By default, Helm also deletes the release's history. To keep it for auditing or future rollbacks, pass --keep-history.

Frequently Asked Helm Questions

Do I have to use Helm with Kubernetes?

You don't strictly need Helm. For a simple application that doesn't change much, managing it with raw kubectl apply and plain YAML manifests works fine. Where Helm becomes worth it is when you're managing multiple environments, deploying the same application more than once, or distributing your application for others to run. Then maintaining separate YAML files per environment costs more in terms of time and effort than just learning Helm.

How do I deploy a Helm Chart on Kubernetes?
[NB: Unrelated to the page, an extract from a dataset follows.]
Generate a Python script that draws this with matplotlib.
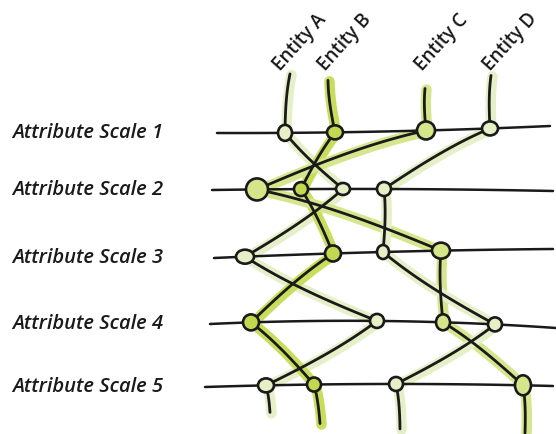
import numpy as np
import matplotlib
matplotlib.use("Agg")
import matplotlib.pyplot as plt
from matplotlib.patches import Ellipse

# scales (rows) and entities (columns)
scales = ["Attribute Scale 1", "Attribute Scale 2", "Attribute Scale 3",
          "Attribute Scale 4", "Attribute Scale 5"]
entities = ["Entity A", "Entity B", "Entity C", "Entity D"]

# position of each entity along each scale (left -> right)
entity_a = [285, 343, 245, 377, 266]
entity_b = [335, 301, 333, 251, 314]
entity_c = [426, 257, 441, 443, 523]
entity_d = [490, 384, 383, 495, 396]
values = [entity_a, entity_b, entity_c, entity_d]

# ---- layout / style (pixel space) ----
W, H = 556, 434
# each scale line: (x_left, x_right, y_left, y_mid, y_right)
scale_lines = [
    (217, 550, 133, 131.5, 126),
    (212, 553, 190, 189, 191),
    (214, 553, 258, 252, 249),
    (210, 556, 324, 321, 328),
    (205, 553, 387, 384, 386),
]
halo_col = ["#e5efc8", "#c9dd5c", "#d6e68e", "#e5efc8"]
node_col = ["#e6efc6", "#c2d94f", "#d5e589", "#e6efc6"]
node_rx = [[7, 7, 9, 7, 8], [8, 7, 8, 8, 7], [9, 11, 9, 7, 8], [8, 7, 6, 7, 7]]
node_ry = [[8, 6, 7, 7, 7], [7, 7, 8, 8, 7], [9, 11, 8, 8, 10], [7, 7, 7, 7, 7]]
tail_top = [(5, 59), (-7, 52), (-1, 42), (1, 53)]     # (dx, length)
tail_bot = [(4, 27), (6, 39), (2, 48), (4, 45)]
label_x = [280, 325, 422, 490]


def scale_y(i, x):
    xl, xr, yl, ym, yr = scale_lines[i]
    xm = (xl + xr) / 2
    c = np.polyfit([xl, xm, xr], [yl, ym, yr], 2)
    return np.polyval(c, x)


def curve(p0, p1, bend=0.05, n=40):
    p0, p1 = np.array(p0, float), np.array(p1, float)
    d = p1 - p0
    nrm = np.array([-d[1], d[0]]) * bend
    c1 = p0 + d / 3 + nrm
    c2 = p0 + 2 * d / 3 + nrm * 0.6
    t = np.linspace(0, 1, n)[:, None]
    pts = ((1 - t) ** 3) * p0 + 3 * ((1 - t) ** 2) * t * c1 + 3 * (1 - t) * t ** 2 * c2 + t ** 3 * p1
    return pts[:, 0], pts[:, 1]


fig = plt.figure(figsize=(W / 100, H / 100), dpi=100)
ax = fig.add_axes([0, 0, 1, 1])
ax.set_xlim(0, W)
ax.set_ylim(H, 0)
ax.axis("off")

paths = []
for e, xs in enumerate(values):
    pts = [(x, scale_y(i, x)) for i, x in enumerate(xs)]
    segs = []
    top = (xs[0] + tail_top[e][0], pts[0][1] - tail_top[e][1])
    bot = (xs[-1] + tail_bot[e][0], pts[-1][1] + tail_bot[e][1])
    segs.append(curve(top, pts[0], 0.04))
    for i in range(len(pts) - 1):
        segs.append(curve(pts[i], pts[i + 1], 0.04 * (-1) ** i))
    segs.append(curve(pts[-1], bot, -0.04))
    paths.append((pts, segs))

# halos
for e, (pts, segs) in enumerate(paths):
    for sx, sy in segs:
        ax.plot(sx + 1.5, sy + 1, color=halo_col[e], lw=7.5, solid_capstyle="round", zorder=1)

# scale lines
for i in range(len(scales)):
    xl, xr = scale_lines[i][0], scale_lines[i][1]
    xx = np.linspace(xl, xr, 80)
    ax.plot(xx, scale_y(i, xx), color="#1a1a1a", lw=1.8, solid_capstyle="round", zorder=2)
    ax.text(12, scale_y(i, xl), scales[i], fontsize=14.5, style="italic", fontweight="semibold",
            family="Open Sans", color="#1a1a1a", va="center", ha="left")

# entity lines and nodes
for e, (pts, segs) in enumerate(paths):
    for sx, sy in segs:
        ax.plot(sx, sy, color="#1a1a1a", lw=2.0, solid_capstyle="round", zorder=3)
    for i, (x, y) in enumerate(pts):
        ax.add_patch(Ellipse((x, y), 2 * node_rx[e][i], 2 * node_ry[e][i], facecolor=node_col[e],
                             edgecolor="#1a1a1a", lw=1.9, zorder=4))
    ax.text(label_x[e], 72, entities[e], rotation=48, rotation_mode="anchor", ha="left",
            va="baseline", fontsize=13.5, fontweight="semibold", family="Open Sans", color="#1a1a1a")

fig.savefig("out.png", dpi=100)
First, add the repository the chart lives in and update your local index. Then install the chart with helm install, giving the release a name and pointing to the chart:

helm repo add metalbear https://metalbear-co.github.io/charts
helm repo update
helm install mirrord-operator metalbear/mirrord-operator

If the chart requires custom configuration, pass values with --set for quick overrides or -f your-values.yaml for a full config file. After installing, helm list shows all running releases and helm status <release-name> gives details on a specific one. The Common Helm Commands section above covers all of this in detail.

Next Steps

In this guide, we covered the fundamentals of Helm: charts, releases, and repositories, how chart structure works, and the commands you'll use day to day. These basics are enough to install and manage existing charts and start writing your own charts. If you want to go deeper from here, working toward a Helm certification like Developing Helm Charts (SC104) can be a good way to continue learning Helm. For this and other topics the official Helm documentation is the best place to go.

Or if you don’t want to prepare for a certification but want to learn how to make managing multiple charts across multiple environments easier, Helmfile is the natural next tool to look at. It lets you declaratively define a set of Helm releases as a single unit, with per-environment values and deployment ordering.